- [Your objective]: What is needed is the run of lines from the one containing "Give me the TikZ source for this diagram." through the one containing "(\x,380) -- (\x,736);", echoed exactly, with both ends kept and nothing added.

- [The records]:

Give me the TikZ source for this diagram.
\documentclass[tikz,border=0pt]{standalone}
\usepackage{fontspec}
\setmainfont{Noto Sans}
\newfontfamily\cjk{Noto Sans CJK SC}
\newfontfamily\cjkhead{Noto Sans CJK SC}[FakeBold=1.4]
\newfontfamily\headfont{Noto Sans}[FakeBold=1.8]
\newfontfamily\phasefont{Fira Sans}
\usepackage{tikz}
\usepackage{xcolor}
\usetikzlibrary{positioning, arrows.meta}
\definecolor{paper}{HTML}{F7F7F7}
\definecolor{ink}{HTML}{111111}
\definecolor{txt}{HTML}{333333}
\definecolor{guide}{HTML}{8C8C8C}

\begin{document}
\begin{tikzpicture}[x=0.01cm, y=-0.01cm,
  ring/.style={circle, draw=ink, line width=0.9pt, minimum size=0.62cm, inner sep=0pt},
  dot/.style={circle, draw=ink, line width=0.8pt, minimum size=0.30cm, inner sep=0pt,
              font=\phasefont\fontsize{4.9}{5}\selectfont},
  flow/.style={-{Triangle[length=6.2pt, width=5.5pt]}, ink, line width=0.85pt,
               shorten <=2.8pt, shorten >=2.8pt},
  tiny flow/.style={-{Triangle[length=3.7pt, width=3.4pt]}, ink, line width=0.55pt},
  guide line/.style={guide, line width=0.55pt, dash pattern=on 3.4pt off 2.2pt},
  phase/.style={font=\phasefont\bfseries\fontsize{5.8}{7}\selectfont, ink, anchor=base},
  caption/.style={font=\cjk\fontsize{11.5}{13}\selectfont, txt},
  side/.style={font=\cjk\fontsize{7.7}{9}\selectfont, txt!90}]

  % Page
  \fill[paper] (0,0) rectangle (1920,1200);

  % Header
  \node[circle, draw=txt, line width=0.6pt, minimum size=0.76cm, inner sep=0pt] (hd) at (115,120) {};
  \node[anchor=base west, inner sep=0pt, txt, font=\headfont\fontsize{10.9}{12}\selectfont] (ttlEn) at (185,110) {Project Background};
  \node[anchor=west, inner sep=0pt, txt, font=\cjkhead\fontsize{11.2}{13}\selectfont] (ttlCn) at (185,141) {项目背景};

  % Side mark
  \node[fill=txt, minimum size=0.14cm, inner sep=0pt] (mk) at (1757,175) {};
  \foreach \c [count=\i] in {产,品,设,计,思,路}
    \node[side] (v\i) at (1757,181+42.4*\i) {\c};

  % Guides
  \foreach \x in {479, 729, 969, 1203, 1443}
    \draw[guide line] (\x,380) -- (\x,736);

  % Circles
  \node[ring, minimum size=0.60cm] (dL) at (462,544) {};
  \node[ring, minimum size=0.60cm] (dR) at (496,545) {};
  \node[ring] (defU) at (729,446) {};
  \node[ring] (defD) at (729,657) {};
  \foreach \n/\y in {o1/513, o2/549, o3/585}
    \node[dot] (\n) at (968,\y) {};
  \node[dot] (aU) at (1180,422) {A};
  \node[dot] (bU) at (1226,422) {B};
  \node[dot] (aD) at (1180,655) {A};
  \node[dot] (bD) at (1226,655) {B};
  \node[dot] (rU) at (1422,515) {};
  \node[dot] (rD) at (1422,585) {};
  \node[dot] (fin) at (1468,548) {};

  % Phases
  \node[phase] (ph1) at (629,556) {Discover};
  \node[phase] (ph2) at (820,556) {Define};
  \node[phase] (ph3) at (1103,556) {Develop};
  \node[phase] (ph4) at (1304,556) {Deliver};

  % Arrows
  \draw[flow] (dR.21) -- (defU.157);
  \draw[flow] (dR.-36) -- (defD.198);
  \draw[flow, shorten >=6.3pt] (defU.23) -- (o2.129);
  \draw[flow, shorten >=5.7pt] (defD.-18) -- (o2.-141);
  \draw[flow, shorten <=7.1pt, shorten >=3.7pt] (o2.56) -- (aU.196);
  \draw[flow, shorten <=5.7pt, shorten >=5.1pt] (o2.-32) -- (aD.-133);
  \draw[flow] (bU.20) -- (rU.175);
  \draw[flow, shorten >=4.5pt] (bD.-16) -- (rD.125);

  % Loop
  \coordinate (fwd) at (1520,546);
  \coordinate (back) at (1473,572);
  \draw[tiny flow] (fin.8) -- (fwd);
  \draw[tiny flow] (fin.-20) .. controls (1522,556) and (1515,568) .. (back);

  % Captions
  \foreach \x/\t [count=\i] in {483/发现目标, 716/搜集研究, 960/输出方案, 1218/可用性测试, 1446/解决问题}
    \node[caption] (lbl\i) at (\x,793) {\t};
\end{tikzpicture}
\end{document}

--

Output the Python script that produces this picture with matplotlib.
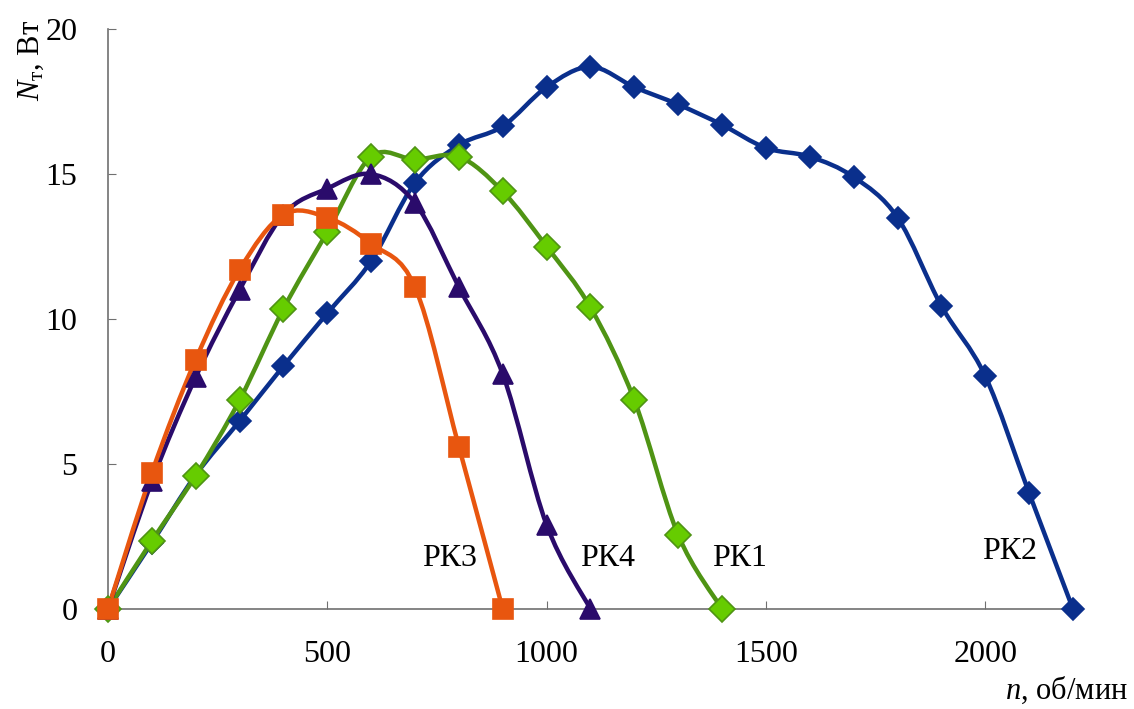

* * *

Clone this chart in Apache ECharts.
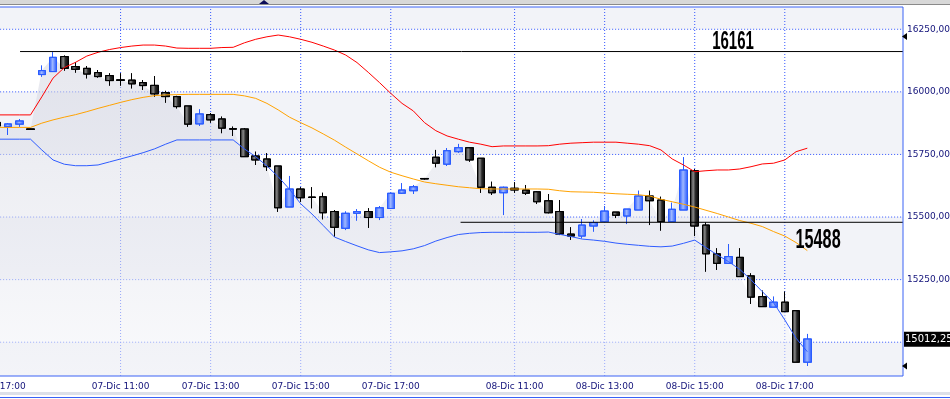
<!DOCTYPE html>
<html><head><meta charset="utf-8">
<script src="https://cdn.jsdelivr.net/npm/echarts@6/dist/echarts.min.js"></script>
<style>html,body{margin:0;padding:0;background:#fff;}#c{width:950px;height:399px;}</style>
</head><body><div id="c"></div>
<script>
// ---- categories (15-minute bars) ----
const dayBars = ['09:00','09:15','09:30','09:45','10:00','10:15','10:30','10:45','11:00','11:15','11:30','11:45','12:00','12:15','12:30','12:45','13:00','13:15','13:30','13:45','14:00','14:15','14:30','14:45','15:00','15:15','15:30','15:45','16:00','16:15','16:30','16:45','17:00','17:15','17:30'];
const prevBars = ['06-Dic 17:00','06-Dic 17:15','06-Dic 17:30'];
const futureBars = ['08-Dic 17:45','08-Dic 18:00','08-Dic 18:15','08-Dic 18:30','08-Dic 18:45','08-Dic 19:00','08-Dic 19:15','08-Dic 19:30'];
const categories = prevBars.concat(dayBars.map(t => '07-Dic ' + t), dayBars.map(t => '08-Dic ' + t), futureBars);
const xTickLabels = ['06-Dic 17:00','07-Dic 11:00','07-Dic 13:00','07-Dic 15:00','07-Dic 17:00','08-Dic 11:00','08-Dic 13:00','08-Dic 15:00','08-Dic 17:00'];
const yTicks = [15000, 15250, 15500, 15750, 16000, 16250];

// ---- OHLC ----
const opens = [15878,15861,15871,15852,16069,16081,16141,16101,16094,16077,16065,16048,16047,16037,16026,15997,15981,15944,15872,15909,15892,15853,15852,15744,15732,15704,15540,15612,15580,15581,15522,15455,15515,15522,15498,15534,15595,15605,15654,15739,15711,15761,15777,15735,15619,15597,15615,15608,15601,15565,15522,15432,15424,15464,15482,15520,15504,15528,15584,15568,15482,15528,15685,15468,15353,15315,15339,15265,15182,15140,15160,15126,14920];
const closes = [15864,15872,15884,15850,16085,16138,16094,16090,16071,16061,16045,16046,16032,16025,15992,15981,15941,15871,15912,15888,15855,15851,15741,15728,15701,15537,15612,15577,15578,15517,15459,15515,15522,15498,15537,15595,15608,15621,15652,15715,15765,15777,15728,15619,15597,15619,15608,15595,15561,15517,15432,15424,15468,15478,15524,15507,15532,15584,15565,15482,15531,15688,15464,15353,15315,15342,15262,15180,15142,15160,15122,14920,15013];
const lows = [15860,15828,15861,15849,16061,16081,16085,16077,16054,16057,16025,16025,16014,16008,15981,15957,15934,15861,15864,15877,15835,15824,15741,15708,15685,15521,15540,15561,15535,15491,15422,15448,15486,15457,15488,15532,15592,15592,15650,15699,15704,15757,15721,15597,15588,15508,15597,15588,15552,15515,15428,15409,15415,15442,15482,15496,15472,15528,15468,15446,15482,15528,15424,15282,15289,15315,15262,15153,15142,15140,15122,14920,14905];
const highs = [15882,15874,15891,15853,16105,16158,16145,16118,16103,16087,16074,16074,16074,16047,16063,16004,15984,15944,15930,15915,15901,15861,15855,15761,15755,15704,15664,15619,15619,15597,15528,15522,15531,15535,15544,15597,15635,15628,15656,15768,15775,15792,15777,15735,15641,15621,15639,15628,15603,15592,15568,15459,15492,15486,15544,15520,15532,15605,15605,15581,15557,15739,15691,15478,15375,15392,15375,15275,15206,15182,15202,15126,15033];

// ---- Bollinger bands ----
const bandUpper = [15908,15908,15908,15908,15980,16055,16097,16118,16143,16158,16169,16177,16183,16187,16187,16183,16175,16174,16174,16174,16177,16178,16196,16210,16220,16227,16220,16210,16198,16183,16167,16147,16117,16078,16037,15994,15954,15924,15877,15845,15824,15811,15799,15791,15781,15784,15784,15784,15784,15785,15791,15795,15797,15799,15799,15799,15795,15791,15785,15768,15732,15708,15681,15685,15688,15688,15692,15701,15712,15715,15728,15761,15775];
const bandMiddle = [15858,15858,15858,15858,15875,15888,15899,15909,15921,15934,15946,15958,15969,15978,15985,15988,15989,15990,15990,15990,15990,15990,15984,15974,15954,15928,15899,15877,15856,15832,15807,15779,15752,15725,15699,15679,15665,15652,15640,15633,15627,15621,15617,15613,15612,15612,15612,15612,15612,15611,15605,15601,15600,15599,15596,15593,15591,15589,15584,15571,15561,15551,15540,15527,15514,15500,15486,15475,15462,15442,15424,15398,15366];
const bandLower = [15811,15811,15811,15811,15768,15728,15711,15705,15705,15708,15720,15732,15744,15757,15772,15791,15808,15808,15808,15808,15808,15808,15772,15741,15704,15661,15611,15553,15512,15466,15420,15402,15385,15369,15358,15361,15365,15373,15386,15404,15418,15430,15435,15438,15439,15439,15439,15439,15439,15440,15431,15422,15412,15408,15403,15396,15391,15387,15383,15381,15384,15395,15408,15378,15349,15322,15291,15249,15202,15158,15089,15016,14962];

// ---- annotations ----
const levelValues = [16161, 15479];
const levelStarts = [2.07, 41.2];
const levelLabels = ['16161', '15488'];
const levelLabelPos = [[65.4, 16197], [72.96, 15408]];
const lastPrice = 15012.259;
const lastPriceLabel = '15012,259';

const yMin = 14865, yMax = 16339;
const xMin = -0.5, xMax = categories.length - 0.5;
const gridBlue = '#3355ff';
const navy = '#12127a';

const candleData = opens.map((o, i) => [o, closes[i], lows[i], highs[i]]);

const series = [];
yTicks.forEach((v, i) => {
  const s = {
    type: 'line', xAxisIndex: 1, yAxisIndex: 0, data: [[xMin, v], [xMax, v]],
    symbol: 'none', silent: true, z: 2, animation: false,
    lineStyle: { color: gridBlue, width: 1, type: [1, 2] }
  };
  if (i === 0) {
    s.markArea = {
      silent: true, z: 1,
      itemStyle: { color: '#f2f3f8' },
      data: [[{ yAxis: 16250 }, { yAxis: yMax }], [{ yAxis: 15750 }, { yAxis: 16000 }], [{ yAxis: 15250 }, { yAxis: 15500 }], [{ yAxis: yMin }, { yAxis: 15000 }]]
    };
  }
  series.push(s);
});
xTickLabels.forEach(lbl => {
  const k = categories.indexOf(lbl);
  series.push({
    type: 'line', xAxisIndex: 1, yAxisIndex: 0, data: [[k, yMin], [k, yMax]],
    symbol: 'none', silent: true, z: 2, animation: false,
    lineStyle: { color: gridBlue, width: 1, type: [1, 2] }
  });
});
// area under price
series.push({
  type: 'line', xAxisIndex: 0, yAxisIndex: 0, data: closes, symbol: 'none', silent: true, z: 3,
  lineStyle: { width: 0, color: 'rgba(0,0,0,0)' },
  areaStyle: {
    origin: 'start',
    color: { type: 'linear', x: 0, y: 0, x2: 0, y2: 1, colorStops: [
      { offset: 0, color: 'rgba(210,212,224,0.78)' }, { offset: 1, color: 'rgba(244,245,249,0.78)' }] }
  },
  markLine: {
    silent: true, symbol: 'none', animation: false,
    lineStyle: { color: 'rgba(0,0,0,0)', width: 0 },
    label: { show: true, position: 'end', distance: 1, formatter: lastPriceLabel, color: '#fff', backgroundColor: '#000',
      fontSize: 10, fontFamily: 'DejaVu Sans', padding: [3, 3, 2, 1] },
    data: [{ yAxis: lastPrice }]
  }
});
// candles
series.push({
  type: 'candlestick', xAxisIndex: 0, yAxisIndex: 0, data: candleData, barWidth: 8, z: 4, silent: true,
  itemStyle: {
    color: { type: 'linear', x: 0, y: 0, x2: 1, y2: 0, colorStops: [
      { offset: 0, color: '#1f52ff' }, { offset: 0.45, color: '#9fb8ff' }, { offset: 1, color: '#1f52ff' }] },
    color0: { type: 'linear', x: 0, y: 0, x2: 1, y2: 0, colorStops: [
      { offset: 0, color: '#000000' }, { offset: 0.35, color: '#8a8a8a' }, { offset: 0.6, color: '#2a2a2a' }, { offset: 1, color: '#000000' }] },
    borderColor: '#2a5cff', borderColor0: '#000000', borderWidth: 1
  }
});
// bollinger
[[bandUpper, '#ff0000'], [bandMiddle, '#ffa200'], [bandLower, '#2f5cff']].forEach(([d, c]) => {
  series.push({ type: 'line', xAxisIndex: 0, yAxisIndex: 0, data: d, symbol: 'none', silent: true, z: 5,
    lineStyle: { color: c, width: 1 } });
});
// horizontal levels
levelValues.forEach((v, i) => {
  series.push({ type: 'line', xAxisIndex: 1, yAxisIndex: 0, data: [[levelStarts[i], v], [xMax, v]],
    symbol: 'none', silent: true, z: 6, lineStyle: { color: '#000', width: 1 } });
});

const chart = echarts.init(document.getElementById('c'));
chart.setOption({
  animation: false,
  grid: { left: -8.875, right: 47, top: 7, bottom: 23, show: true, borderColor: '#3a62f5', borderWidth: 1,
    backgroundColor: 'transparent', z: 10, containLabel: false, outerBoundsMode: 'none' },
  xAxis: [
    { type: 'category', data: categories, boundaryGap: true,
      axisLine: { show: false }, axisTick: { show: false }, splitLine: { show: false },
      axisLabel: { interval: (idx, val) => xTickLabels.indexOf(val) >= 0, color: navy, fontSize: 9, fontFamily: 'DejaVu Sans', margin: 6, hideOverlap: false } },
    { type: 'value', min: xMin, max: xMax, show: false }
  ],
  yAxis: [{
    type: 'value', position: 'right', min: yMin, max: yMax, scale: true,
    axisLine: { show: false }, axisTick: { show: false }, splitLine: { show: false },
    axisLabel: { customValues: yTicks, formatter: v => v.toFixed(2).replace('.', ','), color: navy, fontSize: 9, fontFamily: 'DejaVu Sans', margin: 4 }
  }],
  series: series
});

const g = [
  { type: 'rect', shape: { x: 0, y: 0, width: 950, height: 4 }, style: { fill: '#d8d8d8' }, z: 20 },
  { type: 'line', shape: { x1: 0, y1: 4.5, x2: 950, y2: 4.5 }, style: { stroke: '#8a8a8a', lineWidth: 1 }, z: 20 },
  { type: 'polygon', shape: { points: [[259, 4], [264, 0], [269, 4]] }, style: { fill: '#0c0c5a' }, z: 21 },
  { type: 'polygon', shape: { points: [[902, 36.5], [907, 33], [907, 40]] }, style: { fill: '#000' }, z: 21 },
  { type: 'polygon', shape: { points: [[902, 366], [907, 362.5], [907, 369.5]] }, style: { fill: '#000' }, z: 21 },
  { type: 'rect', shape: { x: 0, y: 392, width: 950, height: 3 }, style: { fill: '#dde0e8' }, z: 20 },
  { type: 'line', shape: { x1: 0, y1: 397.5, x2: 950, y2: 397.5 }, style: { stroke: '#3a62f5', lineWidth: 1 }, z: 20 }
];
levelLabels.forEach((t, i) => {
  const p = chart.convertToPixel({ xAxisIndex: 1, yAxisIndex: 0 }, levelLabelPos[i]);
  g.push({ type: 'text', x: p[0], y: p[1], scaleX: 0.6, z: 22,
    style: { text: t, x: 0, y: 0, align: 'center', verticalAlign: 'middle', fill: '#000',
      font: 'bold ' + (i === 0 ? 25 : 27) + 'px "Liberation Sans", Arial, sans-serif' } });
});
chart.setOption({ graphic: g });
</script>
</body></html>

- [Result for this task]:
Give me the TikZ source for this diagram.
\documentclass[tikz,border=0pt]{standalone}
\usepackage{fontspec}
\setmainfont{Noto Sans}
\newfontfamily\cjk{Noto Sans CJK SC}
\newfontfamily\cjkhead{Noto Sans CJK SC}[FakeBold=1.4]
\newfontfamily\headfont{Noto Sans}[FakeBold=1.8]
\newfontfamily\phasefont{Fira Sans}
\usepackage{tikz}
\usepackage{xcolor}
\usetikzlibrary{positioning, arrows.meta}
\definecolor{paper}{HTML}{F7F7F7}
\definecolor{ink}{HTML}{111111}
\definecolor{txt}{HTML}{333333}
\definecolor{guide}{HTML}{8C8C8C}

\begin{document}
\begin{tikzpicture}[x=0.01cm, y=-0.01cm,
  ring/.style={circle, draw=ink, line width=0.9pt, minimum size=0.62cm, inner sep=0pt},
  dot/.style={circle, draw=ink, line width=0.8pt, minimum size=0.30cm, inner sep=0pt,
              font=\phasefont\fontsize{4.9}{5}\selectfont},
  flow/.style={-{Triangle[length=6.2pt, width=5.5pt]}, ink, line width=0.85pt,
               shorten <=2.8pt, shorten >=2.8pt},
  tiny flow/.style={-{Triangle[length=3.7pt, width=3.4pt]}, ink, line width=0.55pt},
  guide line/.style={guide, line width=0.55pt, dash pattern=on 3.4pt off 2.2pt},
  phase/.style={font=\phasefont\bfseries\fontsize{5.8}{7}\selectfont, ink, anchor=base},
  caption/.style={font=\cjk\fontsize{11.5}{13}\selectfont, txt},
  side/.style={font=\cjk\fontsize{7.7}{9}\selectfont, txt!90}]

  % Page
  \fill[paper] (0,0) rectangle (1920,1200);

  % Header
  \node[circle, draw=txt, line width=0.6pt, minimum size=0.76cm, inner sep=0pt] (hd) at (115,120) {};
  \node[anchor=base west, inner sep=0pt, txt, font=\headfont\fontsize{10.9}{12}\selectfont] (ttlEn) at (185,110) {Project Background};
  \node[anchor=west, inner sep=0pt, txt, font=\cjkhead\fontsize{11.2}{13}\selectfont] (ttlCn) at (185,141) {项目背景};

  % Side mark
  \node[fill=txt, minimum size=0.14cm, inner sep=0pt] (mk) at (1757,175) {};
  \foreach \c [count=\i] in {产,品,设,计,思,路}
    \node[side] (v\i) at (1757,181+42.4*\i) {\c};

  % Guides
  \foreach \x in {479, 729, 969, 1203, 1443}
    \draw[guide line] (\x,380) -- (\x,736);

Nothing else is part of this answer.